Kiev-Style Chicken

Kiev-Style Chicken
Preparation60 min.
Cooking30 min.
Тotal90 min.
"Wanna find out why this chicken is so renowned?"


  • chicken breasts - 3.5 lb (1.5 kg) of meat (4 pieces)
  • salt
  • black pepper - freshly ground
  • garlic - 2 cloves, for the butter with spices
  • lemons - 1 small
  • butter - 2/5 cup (100 g)
  • parsley - 3 tablespoons fresh, crushed
  • wormwood - 1 tablespoon, finely chopped
  • onions - 1 tablespoon, finely chopped
  • sauce - 2 tsp, tabasco
  • liqueur - 2 tablespoons, pineapple
  • salt
  • black pepper - freshly ground
  • eggs - 2, for the crumbing
  • flour - 2/5 cup (100 g)
  • bread - 3.5 oz (100 g) dry, without the crust or use breadcrumbs
  • oil - for frying

How to cook

To prepare the butter with seasonings for this traditional Ukrainian dish, first chop the garlic, grate the lemon rind and squeeze the lemon itself. Mix 1 tablespoon of lemon zest and juice with the butter, then start adding the chopped parsley, finely chopped wormwood and onions, the tabasco sauce and liqueur and season with salt and pepper to taste.

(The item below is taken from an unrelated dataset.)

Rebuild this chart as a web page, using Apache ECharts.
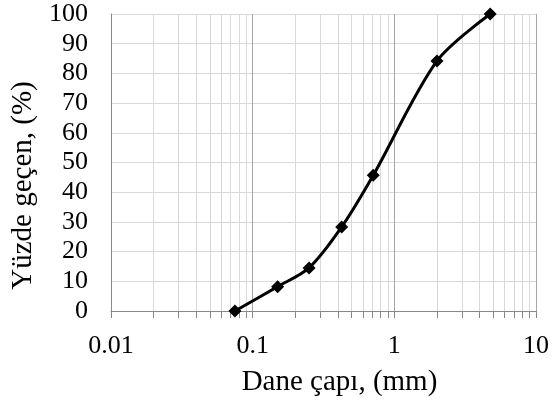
<!DOCTYPE html>
<html><head><meta charset="utf-8">
<script src="https://cdn.jsdelivr.net/npm/echarts@6/dist/echarts.min.js"></script>
<style>html,body{margin:0;padding:0;background:#fff}#c{width:552px;height:407px}</style>
</head><body><div id="c"></div>
<script>
const grainSize = [0.075, 0.15, 0.25, 0.425, 0.71, 2, 4.75];
const percentPassing = [0, 8.2, 14.5, 28.3, 45.7, 84.2, 100];
const xTickValues = [0.01,0.02,0.03,0.04,0.05,0.06,0.07,0.08,0.09,0.1,0.2,0.3,0.4,0.5,0.6,0.7,0.8,0.9,1,2,3,4,5,6,7,8,9,10];
const xLabelValues = [0.01, 0.1, 1, 10];
const xTitle = 'Dane çapı, (mm)';
const yTitle = 'Yüzde geçen, (%)';
const font = 'Liberation Serif, Times New Roman, serif';

const chart = echarts.init(document.getElementById('c'), null, {renderer: 'canvas'});
chart.setOption({
  animation: false,
  grid: {left: 111, right: 13, top: 14, bottom: 96, containLabel: false},
  xAxis: {
    type: 'log', min: 0.01, max: 10, logBase: 10,
    name: xTitle, nameLocation: 'middle', nameGap: 57,
    nameTextStyle: {fontFamily: font, fontSize: 29, color: '#000', padding: [0, 0, 0, 32]},
    axisLine: {show: true, lineStyle: {color: '#888', width: 1}},
    axisTick: {show: true, customValues: xTickValues, length: 7, inside: false, lineStyle: {color: '#888'}},
    axisLabel: {customValues: xLabelValues, fontFamily: font, fontSize: 26, color: '#000', margin: 22,
      formatter: v => String(v)},
    splitLine: {show: true, customValues: xTickValues,
      lineStyle: {color: ['#a6a6a6','#d9d9d9','#d9d9d9','#d9d9d9','#d9d9d9','#d9d9d9','#d9d9d9','#d9d9d9','#d9d9d9'], width: 1}}
  },
  yAxis: {
    type: 'value', min: 0, max: 100, interval: 10,
    name: yTitle, nameLocation: 'middle', nameGap: 72, nameRotate: 90,
    nameTextStyle: {fontFamily: font, fontSize: 29, color: '#000', padding: [0, 46, 0, 0]},
    axisLine: {show: true, lineStyle: {color: '#888', width: 1}},
    axisTick: {show: false},
    axisLabel: {fontFamily: font, fontSize: 26, color: '#000', margin: 23},
    splitLine: {show: true, lineStyle: {color: '#d9d9d9', width: 1}}
  },
  series: [{
    type: 'line',
    data: grainSize.map((x, i) => [x, percentPassing[i]]),
    smooth: 0.3,
    symbol: 'diamond', symbolSize: 13,
    lineStyle: {color: '#000', width: 3},
    itemStyle: {color: '#000'}
  }]
});
</script></body></html>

From this mixture, shape a roll 4 1/4″ (11 cm) long and 2 1/2″ (6 cm) thick, wrap it in foil and put it in the freezer for 10 minutes to set. Meanwhile, take the chicken steaks and make pockets down the middles using a knife. Season them thoroughly to taste with salt and pepper and place them in between plastic wrap.

Tenderize them carefully to become 1/2″ (1 cm) thick. Beat the egg fur the crumbing. Remove the butter from the freezer and cut it into 4 pieces. Each cut chicken steak gets 1 piece of the green butter.

Mix the flour with a little salt and pepper. Roll each steak first in the flour, then in the egg and finally in breadcrumbs. Place all of the rolled steaks on top of each other in a tray in the freezer for at least 20 minutes.

After removing them, roll them again in the batter and fry them in plenty of very hot oil. Fry each steak for an average of 8-10 minutes. Drain the Kiev-style chicken on paper towels.